[stylist] Vejas - prompt response
Chris Kuell
ckuell at comcast.net
Mon Feb 11 15:29:14 UTC 2013
Vejas,
I got your original post, although it went into my junk folder. Having said that, and speaking for myself, I am much more likely to respond to someone's post, which takes time and effort, when they have the courtesy of doing the same for me. This could be why people haven't commented.
I think your story has potential. I saw it as funny, and I hope you meant it that way. I don't mind it being in chapters, but if you keep it that way, I'd like to see more scene development. The number one skill you need to work on, in my opinion, is showing, not telling. This story is almost entirely telling, which doesn't engage the reader.

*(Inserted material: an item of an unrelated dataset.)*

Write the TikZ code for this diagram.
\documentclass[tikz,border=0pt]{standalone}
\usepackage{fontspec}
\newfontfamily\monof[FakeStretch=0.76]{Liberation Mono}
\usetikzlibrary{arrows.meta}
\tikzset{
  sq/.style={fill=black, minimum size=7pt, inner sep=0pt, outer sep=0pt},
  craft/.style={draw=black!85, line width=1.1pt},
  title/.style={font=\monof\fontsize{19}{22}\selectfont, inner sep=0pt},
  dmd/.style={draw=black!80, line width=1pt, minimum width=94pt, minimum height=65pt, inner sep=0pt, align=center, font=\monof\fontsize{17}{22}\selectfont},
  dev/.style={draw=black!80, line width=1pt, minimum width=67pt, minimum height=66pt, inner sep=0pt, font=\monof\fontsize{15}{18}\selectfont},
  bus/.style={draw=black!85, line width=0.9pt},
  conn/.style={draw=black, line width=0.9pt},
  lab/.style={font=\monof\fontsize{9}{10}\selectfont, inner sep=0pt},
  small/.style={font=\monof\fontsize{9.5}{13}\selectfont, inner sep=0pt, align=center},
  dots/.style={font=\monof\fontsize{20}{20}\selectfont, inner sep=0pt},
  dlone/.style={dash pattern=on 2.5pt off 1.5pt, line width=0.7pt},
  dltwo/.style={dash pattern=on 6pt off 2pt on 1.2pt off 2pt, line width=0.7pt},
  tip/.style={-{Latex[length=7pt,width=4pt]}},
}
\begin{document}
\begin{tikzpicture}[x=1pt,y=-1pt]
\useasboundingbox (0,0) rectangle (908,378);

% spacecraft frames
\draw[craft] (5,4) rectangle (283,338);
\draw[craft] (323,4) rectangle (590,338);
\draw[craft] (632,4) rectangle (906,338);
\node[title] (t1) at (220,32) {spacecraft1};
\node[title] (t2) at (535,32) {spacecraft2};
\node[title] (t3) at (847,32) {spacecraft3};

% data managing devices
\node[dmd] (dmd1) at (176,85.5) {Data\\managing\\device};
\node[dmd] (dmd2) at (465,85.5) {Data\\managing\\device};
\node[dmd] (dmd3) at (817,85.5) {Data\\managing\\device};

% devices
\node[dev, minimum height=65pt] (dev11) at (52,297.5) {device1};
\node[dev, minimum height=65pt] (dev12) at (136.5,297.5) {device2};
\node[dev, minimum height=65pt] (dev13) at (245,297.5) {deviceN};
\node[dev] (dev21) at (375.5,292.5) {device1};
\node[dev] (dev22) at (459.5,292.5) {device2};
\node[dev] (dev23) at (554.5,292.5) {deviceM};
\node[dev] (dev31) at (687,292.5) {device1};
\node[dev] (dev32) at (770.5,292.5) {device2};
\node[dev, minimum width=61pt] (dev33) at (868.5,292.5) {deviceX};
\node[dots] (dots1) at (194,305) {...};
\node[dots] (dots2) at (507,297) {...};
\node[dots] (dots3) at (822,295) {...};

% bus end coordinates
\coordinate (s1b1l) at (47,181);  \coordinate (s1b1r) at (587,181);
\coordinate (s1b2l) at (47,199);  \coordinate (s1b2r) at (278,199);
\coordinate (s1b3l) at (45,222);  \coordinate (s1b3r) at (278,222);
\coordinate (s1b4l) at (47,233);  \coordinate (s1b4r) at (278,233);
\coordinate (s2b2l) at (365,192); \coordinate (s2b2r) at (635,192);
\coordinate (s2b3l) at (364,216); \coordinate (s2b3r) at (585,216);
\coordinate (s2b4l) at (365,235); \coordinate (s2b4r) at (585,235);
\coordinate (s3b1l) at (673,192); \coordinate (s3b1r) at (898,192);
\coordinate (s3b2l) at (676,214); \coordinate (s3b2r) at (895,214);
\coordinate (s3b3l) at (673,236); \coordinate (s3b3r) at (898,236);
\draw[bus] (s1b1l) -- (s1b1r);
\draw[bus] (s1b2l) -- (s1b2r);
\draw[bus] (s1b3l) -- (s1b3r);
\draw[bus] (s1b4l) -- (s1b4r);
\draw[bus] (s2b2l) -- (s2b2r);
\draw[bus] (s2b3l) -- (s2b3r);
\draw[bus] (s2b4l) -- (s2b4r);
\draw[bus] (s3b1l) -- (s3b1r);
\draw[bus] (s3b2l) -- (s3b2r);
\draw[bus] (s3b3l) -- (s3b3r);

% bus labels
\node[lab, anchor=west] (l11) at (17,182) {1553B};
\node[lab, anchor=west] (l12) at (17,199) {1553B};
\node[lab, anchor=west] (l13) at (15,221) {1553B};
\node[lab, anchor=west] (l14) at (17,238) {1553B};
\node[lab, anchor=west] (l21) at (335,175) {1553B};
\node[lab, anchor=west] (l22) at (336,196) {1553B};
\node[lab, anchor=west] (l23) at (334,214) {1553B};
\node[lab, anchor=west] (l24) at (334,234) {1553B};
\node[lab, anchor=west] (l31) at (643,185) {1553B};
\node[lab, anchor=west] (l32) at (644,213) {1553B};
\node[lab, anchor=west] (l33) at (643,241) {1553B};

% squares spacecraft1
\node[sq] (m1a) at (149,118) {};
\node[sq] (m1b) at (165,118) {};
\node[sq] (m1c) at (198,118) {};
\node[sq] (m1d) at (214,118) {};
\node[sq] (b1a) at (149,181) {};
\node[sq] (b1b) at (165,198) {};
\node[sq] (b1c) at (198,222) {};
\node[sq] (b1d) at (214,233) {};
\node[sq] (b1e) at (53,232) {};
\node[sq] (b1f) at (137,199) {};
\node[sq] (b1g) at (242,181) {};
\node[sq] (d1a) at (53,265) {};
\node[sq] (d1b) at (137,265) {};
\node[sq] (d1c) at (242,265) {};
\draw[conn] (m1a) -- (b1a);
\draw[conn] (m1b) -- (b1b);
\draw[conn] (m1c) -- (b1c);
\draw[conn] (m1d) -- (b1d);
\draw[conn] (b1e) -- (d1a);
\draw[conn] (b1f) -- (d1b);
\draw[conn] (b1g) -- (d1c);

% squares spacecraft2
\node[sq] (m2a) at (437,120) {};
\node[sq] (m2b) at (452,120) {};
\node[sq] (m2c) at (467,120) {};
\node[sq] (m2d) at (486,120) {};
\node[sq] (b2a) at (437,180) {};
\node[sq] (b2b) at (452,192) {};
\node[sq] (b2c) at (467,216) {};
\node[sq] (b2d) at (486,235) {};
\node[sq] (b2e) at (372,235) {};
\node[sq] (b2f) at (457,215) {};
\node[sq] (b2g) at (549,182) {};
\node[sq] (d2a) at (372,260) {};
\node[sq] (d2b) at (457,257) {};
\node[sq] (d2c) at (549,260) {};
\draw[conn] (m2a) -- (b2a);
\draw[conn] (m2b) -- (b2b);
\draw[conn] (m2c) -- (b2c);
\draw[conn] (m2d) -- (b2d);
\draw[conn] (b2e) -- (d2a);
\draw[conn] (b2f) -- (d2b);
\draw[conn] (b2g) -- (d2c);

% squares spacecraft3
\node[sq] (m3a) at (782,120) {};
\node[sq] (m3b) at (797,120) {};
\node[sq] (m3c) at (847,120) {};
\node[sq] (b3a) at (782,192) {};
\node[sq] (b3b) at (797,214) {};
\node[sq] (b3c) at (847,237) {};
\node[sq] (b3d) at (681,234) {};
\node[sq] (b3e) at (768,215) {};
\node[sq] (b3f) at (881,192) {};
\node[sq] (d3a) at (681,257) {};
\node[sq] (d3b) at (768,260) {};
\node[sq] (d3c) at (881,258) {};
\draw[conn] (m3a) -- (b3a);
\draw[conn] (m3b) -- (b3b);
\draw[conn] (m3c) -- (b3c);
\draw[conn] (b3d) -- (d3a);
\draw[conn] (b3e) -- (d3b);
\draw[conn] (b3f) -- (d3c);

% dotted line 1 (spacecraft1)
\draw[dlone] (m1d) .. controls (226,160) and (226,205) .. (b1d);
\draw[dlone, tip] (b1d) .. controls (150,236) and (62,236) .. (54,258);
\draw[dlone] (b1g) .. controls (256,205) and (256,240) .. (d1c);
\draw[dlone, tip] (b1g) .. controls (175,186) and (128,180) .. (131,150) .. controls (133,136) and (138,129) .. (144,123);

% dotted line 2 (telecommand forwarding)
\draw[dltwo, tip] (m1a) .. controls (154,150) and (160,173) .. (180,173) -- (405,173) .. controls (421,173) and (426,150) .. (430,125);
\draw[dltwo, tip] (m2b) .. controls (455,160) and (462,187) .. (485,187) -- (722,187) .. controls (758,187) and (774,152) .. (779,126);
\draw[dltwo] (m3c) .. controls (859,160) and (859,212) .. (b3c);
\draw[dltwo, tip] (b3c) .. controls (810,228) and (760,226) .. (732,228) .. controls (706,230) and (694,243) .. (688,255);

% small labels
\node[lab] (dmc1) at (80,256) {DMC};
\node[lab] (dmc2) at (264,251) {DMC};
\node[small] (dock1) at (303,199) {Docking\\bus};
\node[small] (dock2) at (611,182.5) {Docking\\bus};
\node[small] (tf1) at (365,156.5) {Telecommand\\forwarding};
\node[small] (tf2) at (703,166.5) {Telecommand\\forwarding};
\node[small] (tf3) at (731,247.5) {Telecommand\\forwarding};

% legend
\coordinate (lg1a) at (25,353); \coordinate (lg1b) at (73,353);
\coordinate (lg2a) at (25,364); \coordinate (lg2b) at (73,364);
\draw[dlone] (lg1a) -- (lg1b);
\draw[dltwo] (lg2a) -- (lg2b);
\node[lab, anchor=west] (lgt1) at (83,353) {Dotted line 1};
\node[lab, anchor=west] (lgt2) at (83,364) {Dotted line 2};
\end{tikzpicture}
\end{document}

The second skill you need to work on is what I'll call plausability and logic. In this story, you start with a big banner at the front of the school which everyone can see that makes fun of the two worst students in school. Later, you have the school appalled at the competition, which everyone attended, apparently during school hours. These two events conflict with each other. I think a better approach would be to have the dumbest competition a school sanctioned event. Of course this would never happen in real life, but if your story is consistant and follows some form of logic, the reader will go along with it. The example that comes to mind is the Captain Underpants books I used to read with my kids. They are totally ridiculous, but they are funny and the plot moves in a logical order.
Thanks for sharing, and I hope my comments help you to improve your stories.